The controversial new 1099 reporting requirement, which was included in the Patient Protection and Affordable Care Act, would require businesses to report to the Internal Revenue Service (IRS) any purchase from a vendor of goods or services worth $600 or more during the calendar year. The new requirements would be effective for purchases made in 2012 that will be reported on 1099 forms filed in 2013.
First, lawmakers voted 46 to 52 to block an amendment authored by Sen. Mike Johanns (R-Neb.), and supported by NSBA and SBAM, that would have fully repealed the 1099 reporting provision, and would have made more people exempt from having to buy health insurance by lowering the affordability exemption for the individual mandate.
Senators also managed to block the Democratic alternative sponsored by Sen. Bill Nelson (D-Fla.) that would have increased the threshold from $600 to $5,000 and exempted businesses with 25 or fewer employees from the new reporting requirement. Nelson’s amendment failed by a vote of 56 to 42, four votes short of the 60 needed to cut off debate.
For now the 1099 reporting requirements remain. However, there is expected to be more activity on this issue in the next couple of weeks. We will keep you posted.
As for the jobs bill, the Senate passed it on a 61-38 vote and the House is expected to take it up next week.
The bill includes the following provisions:
Small Business Lending Fund
The legislation establishes a $30 billion fund for small- and medium-sized banks with strong incentives to increase small-business lending. Contrary to opponents claims, this fund is not a bailout or TARP 2.0 as community banks must pass a stress test in order to participate.
SBA Lending Provisions
The bill extends the 90 percent guarantee on 7(a) loans and the elimination of the borrower fees on both 7(a) and 504 loans that was initially passed under the stimulus bill back in 2009.
Since these provisions expired at the end of May, there has been a dramatic decline in SBA lending – in June, the SBA approved just $647 million in lending.
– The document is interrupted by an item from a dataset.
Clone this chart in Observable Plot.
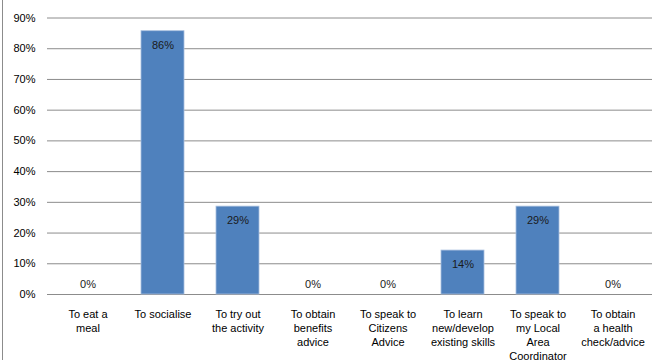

This is down two-thirds from the $1.9 billion it approved in May. This has resulted in a lengthy queue where small businesses are waiting to see if additional funds come through.
Today, only 59 percent of small businesses are able to obtain adequate financing for their business, down from 78 percent in August 2008, according to the NSBA Mid-Year Economic Report. This has huge implications on job creation – since 1993, when NSBA began asking these questions, there has been a direct correlation between access to capital and job growth—when capital flows more freely, small businesses add new jobs.
The bill also increases 7(a) loans from $2 million to $5 million, 504 loans from $1.5 million to $5.5 million, and microloans from $35,000 to $50,000
Self-Employment Tax on Health Care
The language includes a one-year (2010) deduction from self-employment taxes on the full cost of health insurance. Currently, self-employed individuals are prohibited from deducting health insurance from their self-employment taxes, resulting in an additional 15.3 percent tax that nobody else pays.
Section 179 Expensing
The bill will increase Sec. 179 expensing to $500,000 in 2010 and 2011—doubling the current limit, and raises the phase-out threshold to $2 million, up from $800,000.
The provision will restore through 2010 the 50 percent allowable depreciation on capital investments.
Both gubernatorial candidates have begun television ads to kick-off the general election component of the 2010 campaign. Latest polling indicates that Rick Snyder leads over Mayor Virg Bernero by 20 points or more.
The ads that are currently airing reflect this deficit in the polls. As Bernero tries to catch up, he is attacking Snyder’s business record. Snyder on the other hand is airing positive messages about himself and what he will do for the state.